start Information shown

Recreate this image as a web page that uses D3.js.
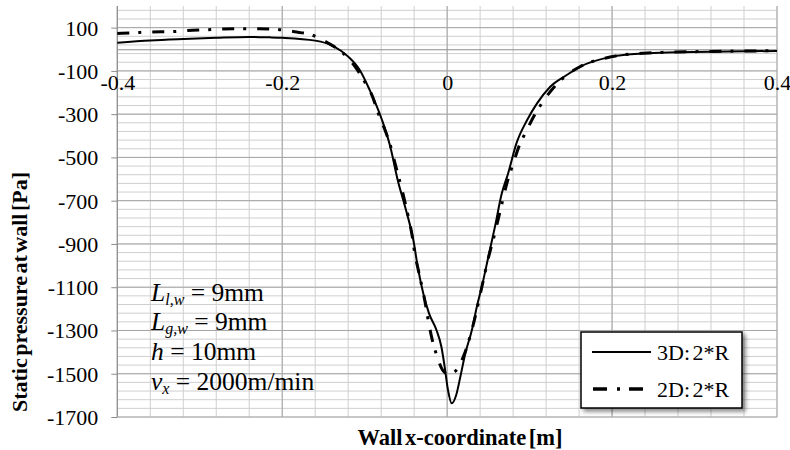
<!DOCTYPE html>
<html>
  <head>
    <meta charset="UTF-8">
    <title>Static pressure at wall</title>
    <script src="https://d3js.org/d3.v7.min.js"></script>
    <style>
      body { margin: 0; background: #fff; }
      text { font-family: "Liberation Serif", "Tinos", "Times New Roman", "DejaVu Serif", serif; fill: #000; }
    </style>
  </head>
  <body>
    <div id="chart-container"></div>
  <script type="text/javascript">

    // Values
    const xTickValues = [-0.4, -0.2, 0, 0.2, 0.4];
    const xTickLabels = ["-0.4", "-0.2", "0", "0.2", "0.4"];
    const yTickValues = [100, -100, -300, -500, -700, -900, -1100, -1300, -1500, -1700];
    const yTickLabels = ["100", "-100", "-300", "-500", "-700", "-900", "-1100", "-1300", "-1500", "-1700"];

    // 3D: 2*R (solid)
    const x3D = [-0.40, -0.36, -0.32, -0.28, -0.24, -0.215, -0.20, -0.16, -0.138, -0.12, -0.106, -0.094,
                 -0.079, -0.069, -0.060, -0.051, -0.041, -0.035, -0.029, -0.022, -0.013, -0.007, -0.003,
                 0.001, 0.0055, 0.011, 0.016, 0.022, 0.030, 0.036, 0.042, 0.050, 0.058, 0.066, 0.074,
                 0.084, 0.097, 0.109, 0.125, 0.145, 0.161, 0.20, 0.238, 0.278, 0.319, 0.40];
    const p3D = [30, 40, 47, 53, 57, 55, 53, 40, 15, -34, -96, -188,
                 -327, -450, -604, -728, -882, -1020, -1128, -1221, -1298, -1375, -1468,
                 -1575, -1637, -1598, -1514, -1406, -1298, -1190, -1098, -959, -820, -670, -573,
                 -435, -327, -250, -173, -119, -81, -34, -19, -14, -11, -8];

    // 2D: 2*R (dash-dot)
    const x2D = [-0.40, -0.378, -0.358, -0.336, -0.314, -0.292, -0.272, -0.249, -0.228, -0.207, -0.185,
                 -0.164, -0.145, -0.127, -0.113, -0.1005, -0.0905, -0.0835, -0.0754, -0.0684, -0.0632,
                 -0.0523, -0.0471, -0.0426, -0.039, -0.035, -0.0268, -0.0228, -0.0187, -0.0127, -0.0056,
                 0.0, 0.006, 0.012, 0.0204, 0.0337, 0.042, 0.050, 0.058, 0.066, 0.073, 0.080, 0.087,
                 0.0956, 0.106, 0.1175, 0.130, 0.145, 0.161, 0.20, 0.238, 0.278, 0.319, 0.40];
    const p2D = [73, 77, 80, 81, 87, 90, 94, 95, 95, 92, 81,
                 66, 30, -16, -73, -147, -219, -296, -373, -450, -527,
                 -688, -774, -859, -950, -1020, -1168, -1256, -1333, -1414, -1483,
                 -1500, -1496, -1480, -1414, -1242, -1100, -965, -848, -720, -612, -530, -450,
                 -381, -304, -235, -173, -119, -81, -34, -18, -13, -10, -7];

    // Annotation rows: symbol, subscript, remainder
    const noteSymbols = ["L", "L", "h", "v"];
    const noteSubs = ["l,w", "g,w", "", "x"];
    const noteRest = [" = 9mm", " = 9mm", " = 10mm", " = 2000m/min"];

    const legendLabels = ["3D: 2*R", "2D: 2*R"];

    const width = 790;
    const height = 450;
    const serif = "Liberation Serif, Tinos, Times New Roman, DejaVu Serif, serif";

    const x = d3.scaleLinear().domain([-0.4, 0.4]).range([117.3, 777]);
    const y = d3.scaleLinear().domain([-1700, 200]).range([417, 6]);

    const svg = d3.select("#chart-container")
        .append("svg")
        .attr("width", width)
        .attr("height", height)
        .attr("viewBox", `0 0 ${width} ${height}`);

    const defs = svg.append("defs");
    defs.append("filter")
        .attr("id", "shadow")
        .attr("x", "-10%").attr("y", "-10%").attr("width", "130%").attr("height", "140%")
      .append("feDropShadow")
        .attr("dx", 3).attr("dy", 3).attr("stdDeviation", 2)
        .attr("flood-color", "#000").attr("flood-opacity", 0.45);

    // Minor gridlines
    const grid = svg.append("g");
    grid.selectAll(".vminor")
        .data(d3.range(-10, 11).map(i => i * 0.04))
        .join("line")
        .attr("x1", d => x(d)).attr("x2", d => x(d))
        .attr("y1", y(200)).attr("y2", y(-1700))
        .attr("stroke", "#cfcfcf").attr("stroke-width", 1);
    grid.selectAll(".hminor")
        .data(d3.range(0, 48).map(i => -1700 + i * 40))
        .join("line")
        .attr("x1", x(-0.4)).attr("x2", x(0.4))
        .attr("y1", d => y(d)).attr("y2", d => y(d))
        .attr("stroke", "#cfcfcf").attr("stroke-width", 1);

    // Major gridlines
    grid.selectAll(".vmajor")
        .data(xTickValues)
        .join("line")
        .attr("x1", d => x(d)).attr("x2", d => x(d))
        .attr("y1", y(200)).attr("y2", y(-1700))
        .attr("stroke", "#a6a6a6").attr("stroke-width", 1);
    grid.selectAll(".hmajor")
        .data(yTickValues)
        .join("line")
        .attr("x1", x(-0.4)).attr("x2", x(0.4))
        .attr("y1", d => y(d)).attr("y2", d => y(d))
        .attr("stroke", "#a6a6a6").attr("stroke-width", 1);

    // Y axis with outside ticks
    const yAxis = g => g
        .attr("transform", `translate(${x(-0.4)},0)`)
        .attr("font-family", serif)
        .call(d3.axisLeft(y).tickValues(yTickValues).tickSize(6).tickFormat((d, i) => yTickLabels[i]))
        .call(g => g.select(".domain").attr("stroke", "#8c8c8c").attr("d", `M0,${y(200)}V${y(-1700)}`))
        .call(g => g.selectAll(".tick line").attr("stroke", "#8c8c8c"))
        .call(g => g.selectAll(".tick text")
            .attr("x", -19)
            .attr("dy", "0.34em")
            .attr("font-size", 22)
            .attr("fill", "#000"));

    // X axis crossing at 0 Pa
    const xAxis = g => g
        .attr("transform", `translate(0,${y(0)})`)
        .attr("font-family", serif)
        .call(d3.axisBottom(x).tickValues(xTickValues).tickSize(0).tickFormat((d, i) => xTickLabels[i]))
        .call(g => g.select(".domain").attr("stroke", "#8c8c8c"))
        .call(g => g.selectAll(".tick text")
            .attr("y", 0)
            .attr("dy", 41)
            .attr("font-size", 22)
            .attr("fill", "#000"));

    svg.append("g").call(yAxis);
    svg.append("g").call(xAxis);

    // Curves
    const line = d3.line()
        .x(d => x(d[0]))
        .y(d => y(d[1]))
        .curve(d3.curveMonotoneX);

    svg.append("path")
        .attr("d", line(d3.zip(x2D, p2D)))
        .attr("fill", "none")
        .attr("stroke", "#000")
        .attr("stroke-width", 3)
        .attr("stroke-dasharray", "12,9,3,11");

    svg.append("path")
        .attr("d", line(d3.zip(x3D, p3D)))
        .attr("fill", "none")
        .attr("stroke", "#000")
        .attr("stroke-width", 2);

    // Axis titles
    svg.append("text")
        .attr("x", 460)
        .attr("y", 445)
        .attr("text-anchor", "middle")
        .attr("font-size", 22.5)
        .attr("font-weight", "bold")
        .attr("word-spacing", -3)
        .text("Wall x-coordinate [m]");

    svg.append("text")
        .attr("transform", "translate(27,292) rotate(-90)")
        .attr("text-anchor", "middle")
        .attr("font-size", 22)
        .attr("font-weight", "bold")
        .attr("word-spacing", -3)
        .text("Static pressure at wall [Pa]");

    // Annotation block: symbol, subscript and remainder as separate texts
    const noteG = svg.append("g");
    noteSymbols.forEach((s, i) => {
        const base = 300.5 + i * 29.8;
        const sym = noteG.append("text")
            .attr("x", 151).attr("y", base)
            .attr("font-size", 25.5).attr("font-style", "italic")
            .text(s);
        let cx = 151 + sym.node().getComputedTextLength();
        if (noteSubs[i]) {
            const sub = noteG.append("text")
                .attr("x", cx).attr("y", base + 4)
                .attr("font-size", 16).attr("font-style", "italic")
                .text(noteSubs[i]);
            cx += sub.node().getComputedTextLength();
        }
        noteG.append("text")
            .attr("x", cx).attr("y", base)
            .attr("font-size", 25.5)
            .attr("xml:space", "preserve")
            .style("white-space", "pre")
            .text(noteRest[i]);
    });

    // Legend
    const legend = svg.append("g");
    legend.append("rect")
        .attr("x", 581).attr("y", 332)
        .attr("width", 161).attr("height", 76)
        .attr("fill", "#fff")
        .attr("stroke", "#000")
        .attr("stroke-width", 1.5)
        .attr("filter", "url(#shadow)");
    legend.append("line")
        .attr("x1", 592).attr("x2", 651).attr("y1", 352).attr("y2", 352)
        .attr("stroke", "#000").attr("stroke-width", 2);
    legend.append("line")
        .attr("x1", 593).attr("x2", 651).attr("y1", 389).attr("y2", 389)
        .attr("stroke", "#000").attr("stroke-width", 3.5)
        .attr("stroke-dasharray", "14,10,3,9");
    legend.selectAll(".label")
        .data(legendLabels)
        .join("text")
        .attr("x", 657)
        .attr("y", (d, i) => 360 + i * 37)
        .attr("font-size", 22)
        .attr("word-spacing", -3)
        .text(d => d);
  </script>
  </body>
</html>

end Information shown

Give again, exactly, the lines from the start of the data through the one holding "-435, -327, -250, -173, -119, -81, -34, -19, -14, -11, -8];"; omit the pictures.

Written answer »
Recreate this image as a web page that uses D3.js.
<!DOCTYPE html>
<html>
  <head>
    <meta charset="UTF-8">
    <title>Static pressure at wall</title>
    <script src="https://d3js.org/d3.v7.min.js"></script>
    <style>
      body { margin: 0; background: #fff; }
      text { font-family: "Liberation Serif", "Tinos", "Times New Roman", "DejaVu Serif", serif; fill: #000; }
    </style>
  </head>
  <body>
    <div id="chart-container"></div>
  <script type="text/javascript">

    // Values
    const xTickValues = [-0.4, -0.2, 0, 0.2, 0.4];
    const xTickLabels = ["-0.4", "-0.2", "0", "0.2", "0.4"];
    const yTickValues = [100, -100, -300, -500, -700, -900, -1100, -1300, -1500, -1700];
    const yTickLabels = ["100", "-100", "-300", "-500", "-700", "-900", "-1100", "-1300", "-1500", "-1700"];

    // 3D: 2*R (solid)
    const x3D = [-0.40, -0.36, -0.32, -0.28, -0.24, -0.215, -0.20, -0.16, -0.138, -0.12, -0.106, -0.094,
                 -0.079, -0.069, -0.060, -0.051, -0.041, -0.035, -0.029, -0.022, -0.013, -0.007, -0.003,
                 0.001, 0.0055, 0.011, 0.016, 0.022, 0.030, 0.036, 0.042, 0.050, 0.058, 0.066, 0.074,
                 0.084, 0.097, 0.109, 0.125, 0.145, 0.161, 0.20, 0.238, 0.278, 0.319, 0.40];
    const p3D = [30, 40, 47, 53, 57, 55, 53, 40, 15, -34, -96, -188,
                 -327, -450, -604, -728, -882, -1020, -1128, -1221, -1298, -1375, -1468,
                 -1575, -1637, -1598, -1514, -1406, -1298, -1190, -1098, -959, -820, -670, -573,
                 -435, -327, -250, -173, -119, -81, -34, -19, -14, -11, -8];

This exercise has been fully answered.